The centerpiece project is the Mohammed bin Rashid Al Maktoum Solar Park, one of the largest single-site solar installations on Earth. Its total production capacity has reached 3,860 megawatts, with a sixth phase adding another 1,800 megawatts of photovoltaic capacity expected by 2026. Dubai’s geography gives it a genuine advantage here: intense, consistent sunlight year-round. The solar park alone already supplies a meaningful share of the city’s electricity, and its expansion will push that share higher over the next few years.

Water: The Desert’s Core Challenge

Almost all of Dubai’s drinking water comes from desalination, a process that historically consumed enormous amounts of energy. The city’s older thermal desalination plants essentially boil seawater, which is extremely energy-intensive. Newer reverse osmosis technology, which pushes seawater through membranes under high pressure, uses significantly less energy per liter of water produced. Advances in energy recovery systems over the past decade have widened that efficiency gap further.

Dubai has been transitioning toward reverse osmosis, which reduces the carbon cost of every glass of water. But the sheer volume of water needed for a city of over 3.5 million people, plus its hotels, golf courses, and landscaping, means desalination will remain one of the largest energy demands in the emirate for the foreseeable future. Making that process cleaner is arguably the single most important sustainability lever Dubai has.

Waste: From Landfill to Energy

Dubai opened the Warsan waste-to-energy plant, billed as the world’s largest facility of its kind. It processes around 2 million metric tons of trash per year, generating enough electricity to power roughly 135,000 homes. About 45% of Dubai’s total waste now flows through this single facility. Of the 5,500 tons of waste it receives daily, only about 200 tons of residue remain after processing that can’t be reused. That is a dramatic reduction from the previous approach of sending most waste to landfill.

On plastics, the UAE banned single-use plastic shopping bags starting January 2024, with a broader ban on plastic cups, plates, and cutlery set to take effect in January 2026. These policies align Dubai with global trends, though enforcement and cultural adoption will determine how much waste they actually prevent.

Green Building and Urban Planning

Dubai’s green building rating system, called Al Sa’fat, requires all new construction to meet baseline energy and water efficiency standards. The highest tier, Platinum, demands at least 20% energy savings beyond the standard tier and requires buildings to collect and reuse at least 30% of their greywater. For a city that builds as aggressively as Dubai, embedding efficiency standards into every new tower and villa compounds over time.

The Dubai 2040 Urban Master Plan aims to double the size of green and recreational spaces across the city. That includes expanding public parks and nature reserves to serve the growing population. In a city where outdoor space has historically meant parking lots and construction sites, this represents a real shift in planning priorities, though the challenge of maintaining green spaces in a desert climate circles back to the water problem.

The Sustainable City: A Model or an Exception?

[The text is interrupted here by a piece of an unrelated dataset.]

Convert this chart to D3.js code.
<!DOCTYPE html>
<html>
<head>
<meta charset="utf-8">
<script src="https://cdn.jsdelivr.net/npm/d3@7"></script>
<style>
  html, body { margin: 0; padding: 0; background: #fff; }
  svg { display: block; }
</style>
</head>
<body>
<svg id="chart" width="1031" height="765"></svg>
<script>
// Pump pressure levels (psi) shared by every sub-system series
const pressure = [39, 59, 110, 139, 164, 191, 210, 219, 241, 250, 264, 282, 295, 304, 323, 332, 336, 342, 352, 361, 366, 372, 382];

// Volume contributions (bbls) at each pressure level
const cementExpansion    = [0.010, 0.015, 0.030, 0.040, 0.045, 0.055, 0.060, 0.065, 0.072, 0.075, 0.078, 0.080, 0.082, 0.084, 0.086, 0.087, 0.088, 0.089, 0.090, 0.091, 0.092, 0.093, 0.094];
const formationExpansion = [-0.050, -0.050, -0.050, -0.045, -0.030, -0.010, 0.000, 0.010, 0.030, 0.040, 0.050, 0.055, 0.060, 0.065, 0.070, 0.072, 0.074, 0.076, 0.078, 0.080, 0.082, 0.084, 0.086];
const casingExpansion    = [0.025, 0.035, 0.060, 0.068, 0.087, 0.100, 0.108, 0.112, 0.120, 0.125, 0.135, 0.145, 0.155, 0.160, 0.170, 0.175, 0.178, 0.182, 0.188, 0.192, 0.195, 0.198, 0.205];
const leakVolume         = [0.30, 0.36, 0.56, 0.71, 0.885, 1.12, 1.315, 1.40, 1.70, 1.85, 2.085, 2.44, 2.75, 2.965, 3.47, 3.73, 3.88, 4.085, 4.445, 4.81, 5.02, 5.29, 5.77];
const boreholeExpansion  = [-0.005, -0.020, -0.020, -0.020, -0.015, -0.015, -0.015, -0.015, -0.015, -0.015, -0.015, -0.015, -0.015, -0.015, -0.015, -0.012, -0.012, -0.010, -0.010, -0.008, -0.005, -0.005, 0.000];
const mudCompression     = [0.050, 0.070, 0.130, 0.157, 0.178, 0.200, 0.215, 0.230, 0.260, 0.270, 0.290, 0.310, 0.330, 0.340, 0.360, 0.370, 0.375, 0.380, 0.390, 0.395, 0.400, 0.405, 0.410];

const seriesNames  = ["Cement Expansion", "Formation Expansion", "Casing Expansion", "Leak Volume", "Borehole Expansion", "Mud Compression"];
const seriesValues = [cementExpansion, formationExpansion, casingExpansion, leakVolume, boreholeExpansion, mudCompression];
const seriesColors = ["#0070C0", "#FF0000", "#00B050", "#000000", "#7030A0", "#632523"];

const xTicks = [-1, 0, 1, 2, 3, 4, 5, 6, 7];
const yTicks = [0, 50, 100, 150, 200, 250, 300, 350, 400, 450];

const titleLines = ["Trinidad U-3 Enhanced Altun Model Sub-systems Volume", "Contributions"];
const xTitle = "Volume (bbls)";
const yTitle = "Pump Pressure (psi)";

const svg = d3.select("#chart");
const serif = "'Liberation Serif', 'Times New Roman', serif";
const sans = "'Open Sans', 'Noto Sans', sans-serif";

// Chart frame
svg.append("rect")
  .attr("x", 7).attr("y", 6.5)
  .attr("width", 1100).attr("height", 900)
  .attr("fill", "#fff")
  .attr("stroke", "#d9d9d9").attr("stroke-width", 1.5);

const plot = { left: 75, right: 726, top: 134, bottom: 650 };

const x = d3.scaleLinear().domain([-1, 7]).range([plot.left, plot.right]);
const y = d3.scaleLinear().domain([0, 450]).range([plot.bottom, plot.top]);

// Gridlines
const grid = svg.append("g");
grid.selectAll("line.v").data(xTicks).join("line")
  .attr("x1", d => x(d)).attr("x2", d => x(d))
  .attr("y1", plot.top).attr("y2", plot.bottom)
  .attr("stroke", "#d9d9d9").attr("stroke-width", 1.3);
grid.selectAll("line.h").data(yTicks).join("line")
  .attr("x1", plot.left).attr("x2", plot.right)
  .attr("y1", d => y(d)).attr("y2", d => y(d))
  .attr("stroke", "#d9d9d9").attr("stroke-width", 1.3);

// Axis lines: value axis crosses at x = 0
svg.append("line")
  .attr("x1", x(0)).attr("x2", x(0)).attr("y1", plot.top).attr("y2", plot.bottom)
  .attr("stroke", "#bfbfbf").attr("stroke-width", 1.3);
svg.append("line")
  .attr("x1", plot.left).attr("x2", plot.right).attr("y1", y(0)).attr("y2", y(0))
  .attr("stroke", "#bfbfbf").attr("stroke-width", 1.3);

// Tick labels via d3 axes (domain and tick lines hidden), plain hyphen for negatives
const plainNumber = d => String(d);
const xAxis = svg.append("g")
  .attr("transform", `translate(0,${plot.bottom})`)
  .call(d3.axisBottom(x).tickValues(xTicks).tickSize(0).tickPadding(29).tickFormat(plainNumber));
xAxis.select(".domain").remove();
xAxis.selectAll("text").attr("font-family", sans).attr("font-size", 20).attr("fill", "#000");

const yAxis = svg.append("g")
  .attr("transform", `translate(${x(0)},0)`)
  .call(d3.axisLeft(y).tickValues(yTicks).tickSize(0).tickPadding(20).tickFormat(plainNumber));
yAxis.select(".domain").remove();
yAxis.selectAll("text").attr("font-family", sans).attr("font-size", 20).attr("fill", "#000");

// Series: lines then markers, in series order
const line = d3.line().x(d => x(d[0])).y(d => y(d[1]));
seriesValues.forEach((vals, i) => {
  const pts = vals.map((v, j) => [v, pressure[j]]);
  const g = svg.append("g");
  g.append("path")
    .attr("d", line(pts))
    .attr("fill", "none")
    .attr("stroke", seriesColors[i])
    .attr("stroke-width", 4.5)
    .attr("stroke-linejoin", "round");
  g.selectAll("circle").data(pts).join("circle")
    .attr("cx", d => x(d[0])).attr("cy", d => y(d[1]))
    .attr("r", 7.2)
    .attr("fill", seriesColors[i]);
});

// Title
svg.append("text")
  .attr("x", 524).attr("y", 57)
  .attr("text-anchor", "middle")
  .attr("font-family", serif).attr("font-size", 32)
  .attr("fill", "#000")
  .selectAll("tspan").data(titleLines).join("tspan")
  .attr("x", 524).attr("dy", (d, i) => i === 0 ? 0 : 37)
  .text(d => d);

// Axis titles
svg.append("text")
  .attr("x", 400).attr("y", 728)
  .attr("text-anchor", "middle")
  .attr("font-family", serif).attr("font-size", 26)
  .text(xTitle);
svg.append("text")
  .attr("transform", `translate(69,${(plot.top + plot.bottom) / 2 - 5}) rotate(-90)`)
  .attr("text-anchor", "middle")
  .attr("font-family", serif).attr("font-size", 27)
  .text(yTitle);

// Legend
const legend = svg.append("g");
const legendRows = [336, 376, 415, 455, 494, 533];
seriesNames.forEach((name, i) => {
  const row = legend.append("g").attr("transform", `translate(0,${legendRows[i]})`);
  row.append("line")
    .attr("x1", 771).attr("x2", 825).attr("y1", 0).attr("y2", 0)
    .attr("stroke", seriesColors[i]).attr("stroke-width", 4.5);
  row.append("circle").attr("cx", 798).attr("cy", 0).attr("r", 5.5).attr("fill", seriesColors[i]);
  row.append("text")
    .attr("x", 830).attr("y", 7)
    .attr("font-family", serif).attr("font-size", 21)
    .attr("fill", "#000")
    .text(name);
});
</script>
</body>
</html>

One of the most-cited examples of Dubai’s sustainability ambitions is The Sustainable City, a residential community completed in 2020. Homes there use about 50% less energy than conventional Dubai residences, and solar panels supply roughly half of that reduced demand. The community includes urban farming, car-free zones, and recycling infrastructure baked into the design.

It works as a proof of concept, demonstrating that low-energy desert living is technically feasible. But it houses a few thousand people in a metropolitan area of millions. The question isn’t whether Dubai can build one sustainable neighborhood. It’s whether the principles can scale to a city defined by glass skyscrapers, artificial islands, and indoor ski slopes. So far, The Sustainable City remains more exception than template.

The Structural Contradictions

Dubai’s sustainability challenge is fundamentally different from that of, say, Copenhagen or Singapore. The city was designed around cars in extreme heat, which means air conditioning and transportation account for an outsized share of energy use. Its economy depends on tourism, real estate development, and global connectivity, all of which carry heavy carbon footprints. And its water supply requires industrial-scale energy input just to exist.

The investments are real: billions of dollars flowing into solar capacity, waste processing, green building codes, and urban planning. Per-capita emissions have fallen from their peak. Clean energy capacity is growing fast. But the starting point is so far from sustainable that even aggressive progress leaves Dubai well above global averages for carbon output and resource consumption. Whether the city is “sustainable” depends on whether you’re measuring where it is today or the direction it’s heading. By the first measure, no. By the second, it is making larger moves than most cities in its income bracket, though the gap between ambition and current reality remains wide.